It was July 23, 1914 and a month earlier Archduke Franz Ferdinand of Austria-Hungary had been gunned down by young Serbian Gavrilo Princip -- thanks to some fairly bad luck after the initial assassination attempt that day failed.
So on the 23rd, a Thursday, the Austro-Hundarian government, at the end of its "patient tolerance," sent a strongly worded cable that demanded that the Serbian government, among other things, punish anyone believed to be involved in Ferdinand's assassination, dismantle any and all "propaganda" against Austria-Hungary, and dissolve any "subversive" anti-Austro-Hungarian groups.
The Serbian government was also called to post publicly a statement dictated to it by Austria-Hungary denouncing any of the "propaganda." The communique demanded a response from the Serbian government by Saturday 6 p.m.
But before the Serbian government received the message, the wheels of war had been turning. By that point various alliances that crisscrossed the continent all but guaranteed that the assassination of the one public official would spark a conflict unlike ever before.
"A 'world war' unless Servia [sic] complies with the demands Austria has made upon it was being predicted today by diplomats and military men here," reads a report from Berlin for the Daily Capital Journal on the morning after the ultimatum.
The New York Times wrote, "Grave importance is attached to the fact that Baron Hoetzendorf, Chief of the Austrian General Staff, yesterday visited Temesvar, from where the Austrian army would invade Servia. Seven corps have been ordered to be held in readiness and several monitors have proceeded to Semlin. In case of Servia's non-compliance with the ultimatum the army will invade the kingdom without further parley."

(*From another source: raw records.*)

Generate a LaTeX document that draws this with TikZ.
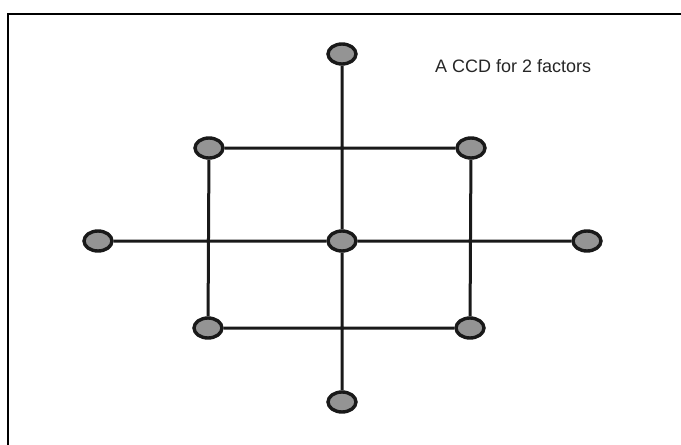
\documentclass[tikz,border=0pt]{standalone}
\usepackage{fontspec}
\setmainfont{Liberation Sans}
\usetikzlibrary{shapes.geometric}
\begin{document}
\begin{tikzpicture}[x=1pt,y=-1pt,
  pt/.style={ellipse,draw=black!90,line width=3.4pt,fill=black!42,minimum width=28pt,minimum height=20pt,inner sep=0pt},
  ln/.style={draw=black!90,line width=3pt},
  frm/.style={draw=black,line width=2.4pt}]
\useasboundingbox (0,0) rectangle (681,445);
\coordinate (fc) at (8,14);
\coordinate (fr) at (681,14);
\coordinate (fb) at (8,445);
\draw[frm] (fr) -- (fc) -- (fb);
% nodes
\node[pt] (t) at (342,54) {};
\node[pt] (ul) at (209,148) {};
\node[pt] (ur) at (471,148) {};
\node[pt] (l) at (98,241) {};
\node[pt] (c) at (342,241) {};
\node[pt] (r) at (587,241) {};
\node[pt] (ll) at (208,328) {};
\node[pt] (lr) at (470,328) {};
\node[pt] (b) at (342,402) {};
% lines
\path[ln] (t) -- (c) (c) -- (b)
          (l) -- (c) (c) -- (r)
          (ul) -- (ur) (ur) -- (lr) (lr) -- (ll) (ll) -- (ul);
\node[anchor=west,font=\fontsize{18}{21}\selectfont,text=black!85,inner sep=0pt] (title) at (435,66) {A CCD for 2 factors};
\end{tikzpicture}
\end{document}
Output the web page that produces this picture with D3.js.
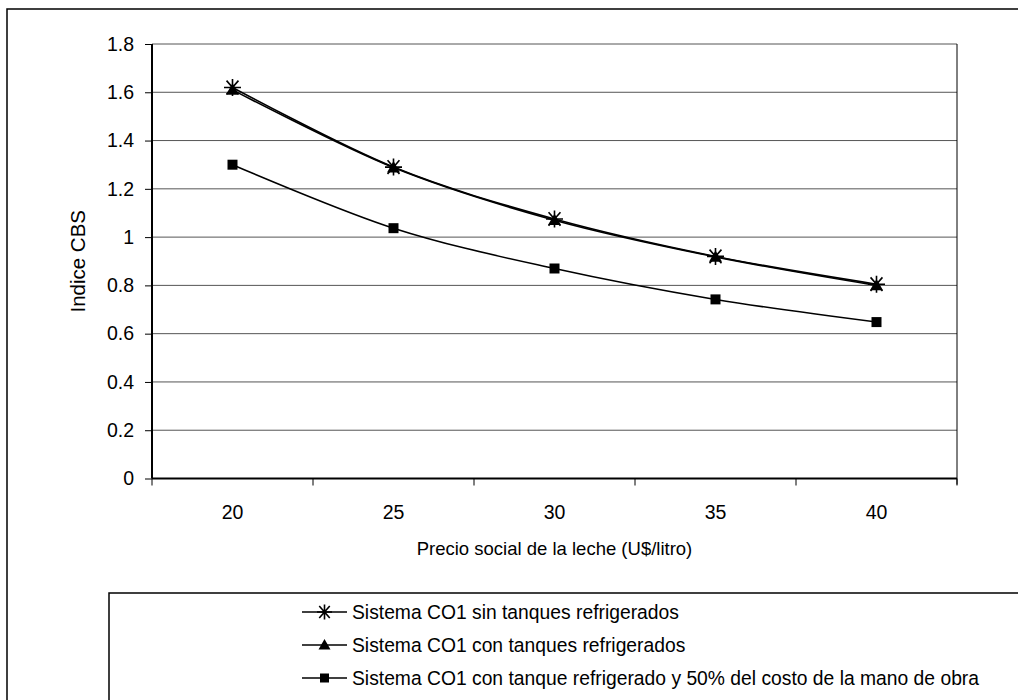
<!DOCTYPE html>
<html>
<head>
<meta charset="utf-8">
<script src="https://cdn.jsdelivr.net/npm/d3@7"></script>
<style>
  html, body { margin: 0; padding: 0; background: #fff; }
  svg { display: block; font-family: "Liberation Sans", Arial, sans-serif; }
</style>
</head>
<body>
<svg id="chart" width="1018" height="700"></svg>
<script>
// Precio social de la leche (U$/litro)
const precios = [20, 25, 30, 35, 40];
// Indice CBS por sistema
const sinTanques = [1.62, 1.29, 1.075, 0.92, 0.805];
const conTanques = [1.61, 1.288, 1.07, 0.918, 0.80];
const conTanque50 = [1.30, 1.037, 0.87, 0.742, 0.648];
const yTicks = [0, 0.2, 0.4, 0.6, 0.8, 1, 1.2, 1.4, 1.6, 1.8];
const seriesNames = [
  "Sistema CO1 sin tanques refrigerados",
  "Sistema CO1 con tanques refrigerados",
  "Sistema CO1 con tanque refrigerado y 50% del costo de la mano de obra"
];

const svg = d3.select("#chart");

// outer chart frame
svg.append("rect").attr("x", 7).attr("y", 9).attr("width", 1040).attr("height", 720)
  .attr("fill", "none").attr("stroke", "#000").attr("stroke-width", 1.5);

const plot = { left: 152, right: 957, top: 44, bottom: 478.5 };

const x = d3.scaleBand().domain(precios).range([plot.left, plot.right]);
const y = d3.scaleLinear().domain([0, 1.8]).range([plot.bottom, plot.top]);

// horizontal gridlines
svg.append("g").selectAll("line").data(yTicks.filter(d => d > 0)).join("line")
  .attr("x1", plot.left).attr("x2", plot.right)
  .attr("y1", d => y(d)).attr("y2", d => y(d))
  .attr("stroke", "#555").attr("stroke-width", 1);

// right border of the plot area
svg.append("line").attr("x1", plot.right).attr("x2", plot.right)
  .attr("y1", plot.top).attr("y2", plot.bottom + 6)
  .attr("stroke", "#000").attr("stroke-width", 1);

// y axis
const yAxis = svg.append("g").attr("transform", `translate(${plot.left},0)`)
  .call(d3.axisLeft(y).tickValues(yTicks).tickFormat(d => String(d)).tickSize(7).tickPadding(11));
yAxis.select(".domain").attr("stroke", "#000").attr("stroke-width", 2)
  .attr("d", `M0,${plot.top}V${plot.bottom}`);
yAxis.selectAll(".tick line").attr("stroke", "#000");
yAxis.selectAll(".tick text").attr("font-size", 19.5).attr("fill", "#000")
  .attr("font-family", "Liberation Sans, Arial, sans-serif");

// x axis: category labels centred in bands, ticks at band boundaries
const xAxisG = svg.append("g").attr("transform", `translate(0,${plot.bottom})`);
xAxisG.append("line").attr("x1", plot.left).attr("x2", plot.right)
  .attr("y1", 0).attr("y2", 0).attr("stroke", "#000").attr("stroke-width", 2);
const bounds = precios.map(p => x(p)).concat([x(precios[precios.length - 1]) + x.bandwidth()]);
xAxisG.selectAll("line.tk").data(bounds).join("line").attr("class", "tk")
  .attr("x1", d => d).attr("x2", d => d).attr("y1", 0).attr("y2", 7)
  .attr("stroke", "#000").attr("stroke-width", 1);
xAxisG.selectAll("text").data(precios).join("text")
  .attr("x", d => x(d) + x.bandwidth() / 2).attr("y", 40)
  .attr("text-anchor", "middle").attr("font-size", 19.5).text(d => d);

// axis titles
svg.append("text").attr("x", (plot.left + plot.right) / 2).attr("y", 555)
  .attr("text-anchor", "middle").attr("font-size", 18.5)
  .text("Precio social de la leche (U$/litro)");
svg.append("text").attr("transform", `translate(85,${(plot.top + plot.bottom) / 2}) rotate(-90)`)
  .attr("text-anchor", "middle").attr("font-size", 20.5).text("Indice CBS");

const cx = d => x(d) + x.bandwidth() / 2;
const line = d3.line().x(d => cx(d[0])).y(d => y(d[1])).curve(d3.curveCatmullRom.alpha(0));

function markerPath(type, size) {
  const h = size / 2;
  if (type === "star") {
    return `M${-h},0H${h}M${-h * 0.7},${-h * 0.8}L${h * 0.7},${h * 0.8}M${-h * 0.7},${h * 0.8}L${h * 0.7},${-h * 0.8}M0,${-h}V${h}`;
  }
  if (type === "triangle") {
    return `M0,${-h}L${h},${h * 0.75}L${-h},${h * 0.75}Z`;
  }
  return `M${-h},${-h}H${h}V${h}H${-h}Z`;
}

const series = [
  { name: seriesNames[0], values: sinTanques, marker: "star", size: 17, width: 1.6 },
  { name: seriesNames[1], values: conTanques, marker: "triangle", size: 13, width: 1.6 },
  { name: seriesNames[2], values: conTanque50, marker: "square", size: 10, width: 1.5 }
];

function drawMarker(g, s) {
  if (s.marker === "star") {
    g.append("path").attr("d", markerPath("star", s.size)).attr("fill", "none")
      .attr("stroke", "#000").attr("stroke-width", 1.6);
  } else {
    g.append("path").attr("d", markerPath(s.marker, s.size)).attr("fill", "#000");
  }
}

series.forEach(s => {
  const pts = precios.map((p, i) => [p, s.values[i]]);
  svg.append("path").datum(pts).attr("d", line).attr("fill", "none")
    .attr("stroke", "#000").attr("stroke-width", s.width);
  pts.forEach(pt => {
    const g = svg.append("g").attr("transform", `translate(${cx(pt[0])},${y(pt[1])})`);
    drawMarker(g, s);
  });
});

// legend box
svg.append("rect").attr("x", 109).attr("y", 593).attr("width", 960).attr("height", 150)
  .attr("fill", "none").attr("stroke", "#000").attr("stroke-width", 1.5);
const leg = svg.append("g");
series.forEach((s, i) => {
  const ly = 612 + i * 33;
  leg.append("line").attr("x1", 302).attr("x2", 347).attr("y1", ly).attr("y2", ly)
    .attr("stroke", "#000").attr("stroke-width", 1.5);
  const g = leg.append("g").attr("transform", `translate(324.5,${ly})`);
  drawMarker(g, { marker: s.marker, size: s.marker === "star" ? 15 : s.marker === "triangle" ? 12 : 9 });
  leg.append("text").attr("x", 352).attr("y", ly + 6.5).attr("font-size", 19.3).text(s.name);
});
</script>
</body>
</html>
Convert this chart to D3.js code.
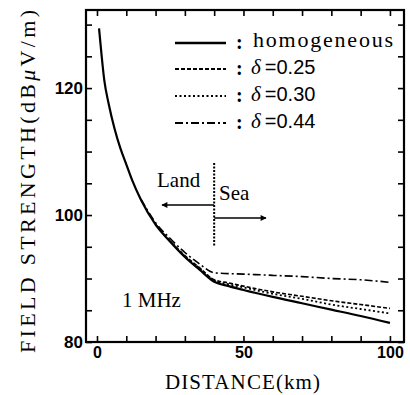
<!DOCTYPE html>
<html>
<head>
<meta charset="utf-8">
<script src="https://cdn.jsdelivr.net/npm/d3@7"></script>
<style>
body{margin:0;background:#fff;}
svg{display:block;}
</style>
</head>
<body>
<svg id="c" width="410" height="395"></svg>
<script>
// ---- data ----
const homogeneous = [[0.7,129.4],[1.5,125.5],[2.5,121.2],[4,117.5],[6,113.6],[8,110.5],[10,108],[12,105.5],[15,102.4],[20,98.5],[25,95.8],[30,93.4],[35,91.4],[40,89.5],[45,88.8],[50,88.2],[60,87.1],[70,86.1],[80,85.1],[90,84.1],[100,83.0]];
const delta025 = [[20,98.5],[25,95.9],[30,93.6],[35,91.7],[40,89.8],[45,89.3],[50,88.8],[60,87.9],[70,87.2],[80,86.5],[90,85.9],[100,85.3]];
const delta030 = [[20,98.5],[25,95.9],[30,93.5],[35,91.6],[40,89.7],[45,89.1],[50,88.6],[60,87.6],[70,86.8],[80,85.9],[90,85.2],[100,84.5]];
const delta044 = [[15,102.5],[20,98.8],[25,96.3],[30,94.1],[35,92.3],[40,90.9],[50,90.7],[60,90.5],[70,90.3],[80,90.0],[90,89.8],[100,89.4]];
const legendLabels = ["homogeneous","=0.25","=0.30","=0.44"];
const xTicks = [0,10,20,30,40,50,60,70,80,90,100];
const xLabels = [0,50,100];
const yTicks = [80,85,90,95,100,105,110,115,120,125,130];
const yLabels = [80,100,120];

const svg = d3.select("#c");
const L=86,R=404,T=10,B=342;
const x = d3.scaleLinear().domain([-3.75,104.8]).range([L,R]);
const y = d3.scaleLinear().domain([80,132.3]).range([B,T]);

// axes
const fmtX = d => xLabels.includes(d) ? d : "";
const fmtY = d => yLabels.includes(d) ? d : "";
const gb = svg.append("g").attr("transform",`translate(0,${B})`)
  .call(d3.axisBottom(x).tickValues(xTicks).tickSizeInner(-6).tickSizeOuter(0).tickPadding(5).tickFormat(fmtX));
const gt = svg.append("g").attr("transform",`translate(0,${T})`)
  .call(d3.axisTop(x).tickValues(xTicks).tickSizeInner(-6).tickSizeOuter(0).tickFormat(""));
const gl = svg.append("g").attr("transform",`translate(${L},0)`)
  .call(d3.axisLeft(y).tickValues(yTicks).tickSizeInner(-6).tickSizeOuter(0).tickPadding(3).tickFormat(fmtY));
const gr = svg.append("g").attr("transform",`translate(${R},0)`)
  .call(d3.axisRight(y).tickValues(yTicks).tickSizeInner(-6).tickSizeOuter(0).tickFormat(""));
[gb,gt,gl,gr].forEach(g=>{
  g.select(".domain").remove();
  g.selectAll(".tick line").attr("stroke","#000").attr("stroke-width",1.6);
});
gb.selectAll(".tick text").attr("font-family","Liberation Sans, Arial, sans-serif").attr("font-size",16).attr("fill","#000").attr("font-weight","bold");
gl.selectAll(".tick text").attr("font-family","Liberation Sans, Arial, sans-serif").attr("font-size",17).attr("fill","#000").attr("font-weight","bold");

svg.append("rect").attr("x",L).attr("y",T).attr("width",R-L).attr("height",B-T)
  .attr("fill","none").attr("stroke","#000").attr("stroke-width",2.2);

// curves
const line = d3.line().x(d=>x(d[0])).y(d=>y(d[1])).curve(d3.curveMonotoneX);
const series = [
  {data:homogeneous, dash:null, w:2.2},
  {data:delta025, dash:"4,2", w:1.6},
  {data:delta030, dash:"2,2.5", w:1.8},
  {data:delta044, dash:"8,3,2,3", w:1.6}
];
series.forEach(s=>{
  svg.append("path").attr("d",line(s.data)).attr("fill","none").attr("stroke","#000")
    .attr("stroke-width",s.w).attr("stroke-dasharray",s.dash);
});

// legend
const legY = [43,69,96,123];
series.forEach((s,i)=>{
  svg.append("line").attr("x1",175).attr("x2",226).attr("y1",legY[i]).attr("y2",legY[i])
    .attr("stroke","#000").attr("stroke-width",s.w+0.4).attr("stroke-dasharray",s.dash);
  svg.append("text").attr("x",236).attr("y",legY[i]+6).text(":")
    .attr("font-family","Liberation Serif, serif").attr("font-size",20).attr("font-weight","bold");
  if(i===0){
    svg.append("text").attr("x",253).attr("y",legY[i]+4).text(legendLabels[i])
      .attr("font-family","Liberation Serif, serif").attr("font-size",22)
      .attr("textLength",140).attr("lengthAdjust","spacing");
  } else {
    const t = svg.append("text").attr("x",251).attr("y",legY[i]+5);
    t.append("tspan").text("δ").attr("font-family","Liberation Serif, serif").attr("font-style","italic").attr("font-size",21);
    t.append("tspan").attr("dx",4).text(legendLabels[i]).attr("font-family","Liberation Sans, Arial, sans-serif").attr("font-size",20);
  }
});

// land / sea boundary
const bx = x(40);
svg.append("line").attr("x1",bx).attr("x2",bx).attr("y1",163).attr("y2",247)
  .attr("stroke","#000").attr("stroke-width",2).attr("stroke-dasharray","2,1.5");
svg.append("defs").append("marker").attr("id","ah").attr("viewBox","0 0 10 10").attr("refX",9).attr("refY",5)
  .attr("markerWidth",7).attr("markerHeight",6).attr("markerUnits","userSpaceOnUse").attr("orient","auto")
  .append("path").attr("d","M0,0L10,5L0,10Z").attr("fill","#000");
svg.append("line").attr("x1",bx).attr("x2",162).attr("y1",205).attr("y2",205)
  .attr("stroke","#000").attr("stroke-width",1.4).attr("marker-end","url(#ah)");
svg.append("line").attr("x1",bx).attr("x2",266).attr("y1",218).attr("y2",218)
  .attr("stroke","#000").attr("stroke-width",1.4).attr("marker-end","url(#ah)");
svg.append("text").attr("x",157).attr("y",187).text("Land")
  .attr("font-family","Liberation Serif, serif").attr("font-size",21);
svg.append("text").attr("x",219).attr("y",200).text("Sea")
  .attr("font-family","Liberation Serif, serif").attr("font-size",21);
svg.append("text").attr("x",122).attr("y",307).text("1 MHz")
  .attr("font-family","Liberation Serif, serif").attr("font-size",21);

// axis titles
svg.append("text").attr("x",165).attr("y",389).text("DISTANCE(km)")
  .attr("font-family","Liberation Serif, serif").attr("font-size",21)
  .attr("textLength",155).attr("lengthAdjust","spacing");
const yt = svg.append("text").attr("transform","translate(35,353) rotate(-90)")
  .attr("font-family","Liberation Serif, serif").attr("font-size",22)
  .attr("textLength",343).attr("lengthAdjust","spacing");
yt.append("tspan").text("FIELD STRENGTH(dB");
yt.append("tspan").text("μ").attr("font-style","italic");
yt.append("tspan").text("V/m)");
</script>
</body>
</html>
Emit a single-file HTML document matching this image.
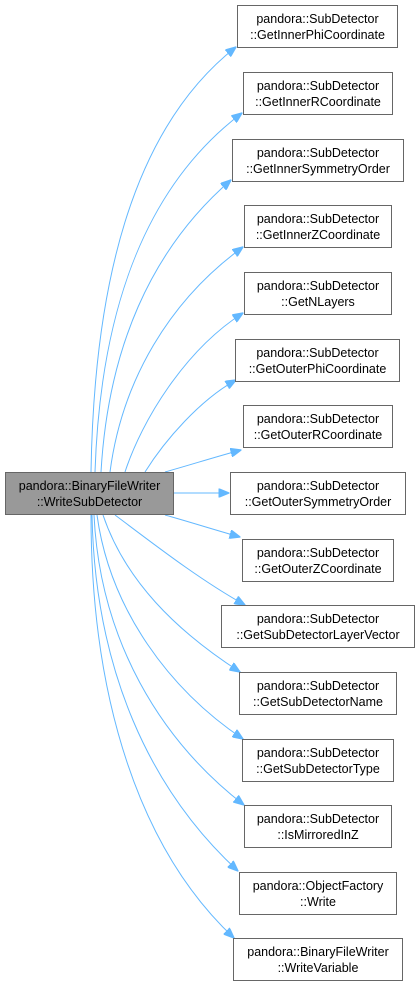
<!DOCTYPE html>
<html><head><meta charset="utf-8"><style>
html,body{margin:0;padding:0;background:#fff;}
svg{display:block}
text{font-family:"Liberation Sans",sans-serif;font-size:12.5px;fill:#000;}
</style></head><body>
<svg width="419" height="987" viewBox="0 0 419 987" xmlns="http://www.w3.org/2000/svg">
<defs>
<marker id="a" markerWidth="11" markerHeight="9" refX="10.5" refY="4.5" orient="auto" markerUnits="userSpaceOnUse">
<path d="M0,0 L11,4.5 L0,9 Z" fill="#63b8ff" stroke="#63b8ff"/>
</marker>
</defs>
<g fill="none" stroke="#63b8ff" stroke-width="1" marker-end="url(#a)">
<path d="M91,472 C94,290 130,130 236,47"/>
<path d="M95,472 C100,320 140,190 242,113"/>
<path d="M101,472 C108,350 150,250 231,180"/>
<path d="M110,472 C122,380 170,300 243,247"/>
<path d="M125,472 C142,420 185,350 243,313"/>
<path d="M145,472 C165,440 200,400 236,380"/>
<path d="M165,472 C190,465 215,457 241,450"/>
<path d="M174,493 L229,493"/>
<path d="M165,515 C190,522 215,530 240,537"/>
<path d="M115,515 C155,545 200,580 245,605"/>
<path d="M103,515 C125,580 175,630 240,672"/>
<path d="M97,515 C110,610 170,690 243,739"/>
<path d="M94,515 C100,640 160,740 244,805"/>
<path d="M92,515 C95,670 150,790 238,871"/>
<path d="M91,515 C91,700 140,850 234,938"/>
</g>
<g stroke="#666" stroke-width="1" fill="#fff">
<rect x="5.5" y="472.5" width="168" height="42" fill="#999"/>
<rect x="237.5" y="5.5" width="160" height="42"/>
<rect x="243.5" y="72.5" width="149" height="42"/>
<rect x="232.5" y="139.5" width="171" height="42"/>
<rect x="244.5" y="205.5" width="147" height="42"/>
<rect x="244.5" y="272.5" width="147" height="42"/>
<rect x="235.5" y="339.5" width="164" height="42"/>
<rect x="243.5" y="405.5" width="149" height="42"/>
<rect x="230.5" y="472.5" width="175" height="42"/>
<rect x="242.5" y="539.5" width="151" height="42"/>
<rect x="221.5" y="605.5" width="193" height="42"/>
<rect x="239.5" y="672.5" width="157" height="42"/>
<rect x="242.5" y="739.5" width="151" height="42"/>
<rect x="244.5" y="805.5" width="147" height="42"/>
<rect x="239.5" y="872.5" width="157" height="42"/>
<rect x="233.5" y="938.5" width="169" height="42"/>
</g>
<g text-anchor="middle">
<text x="89.5" y="490">pandora::BinaryFileWriter</text><text x="89.5" y="506">::WriteSubDetector</text>
<text x="317.5" y="23">pandora::SubDetector</text><text x="317.5" y="39">::GetInnerPhiCoordinate</text>
<text x="318" y="90">pandora::SubDetector</text><text x="318" y="106">::GetInnerRCoordinate</text>
<text x="318" y="157">pandora::SubDetector</text><text x="318" y="173">::GetInnerSymmetryOrder</text>
<text x="318" y="223">pandora::SubDetector</text><text x="318" y="239">::GetInnerZCoordinate</text>
<text x="318" y="290">pandora::SubDetector</text><text x="318" y="306">::GetNLayers</text>
<text x="317.5" y="357">pandora::SubDetector</text><text x="317.5" y="373">::GetOuterPhiCoordinate</text>
<text x="318" y="423">pandora::SubDetector</text><text x="318" y="439">::GetOuterRCoordinate</text>
<text x="318" y="490">pandora::SubDetector</text><text x="318" y="506">::GetOuterSymmetryOrder</text>
<text x="318" y="557">pandora::SubDetector</text><text x="318" y="573">::GetOuterZCoordinate</text>
<text x="318" y="623">pandora::SubDetector</text><text x="318" y="639">::GetSubDetectorLayerVector</text>
<text x="318" y="690">pandora::SubDetector</text><text x="318" y="706">::GetSubDetectorName</text>
<text x="318" y="757">pandora::SubDetector</text><text x="318" y="773">::GetSubDetectorType</text>
<text x="318" y="823">pandora::SubDetector</text><text x="318" y="839">::IsMirroredInZ</text>
<text x="318" y="890">pandora::ObjectFactory</text><text x="318" y="906">::Write</text>
<text x="318" y="956">pandora::BinaryFileWriter</text><text x="318" y="972">::WriteVariable</text>
</g>
</svg>
</body></html>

By Sunday morning, the world had its answer as the Times blared on its front page "Austria Breaks With Servia; King Peter [of Serbia] Moves His Capital; Russia Is Mobilizing Her Army; Berlin and Paris Mobs for War." The article describes how the Serbian government agreed to "all the demands of Austria-Hungary which will serve to suppress all criminal acts, manifestations, and disorders in neighboring countries" and encouraged "friendly" relations, but went no further. The response was apparently not enough for the Austro-Hungarian government.
"Diplomatic relations between Austria-Hungary and Servia were broken off at 6 o'clock last evening, and war is considered certain," the Times said.
The resulting four-year conflict, that introduced the world to the horrors of trench and chemical warfare, claimed the lives of an estimated 17 million soldiers and civilians.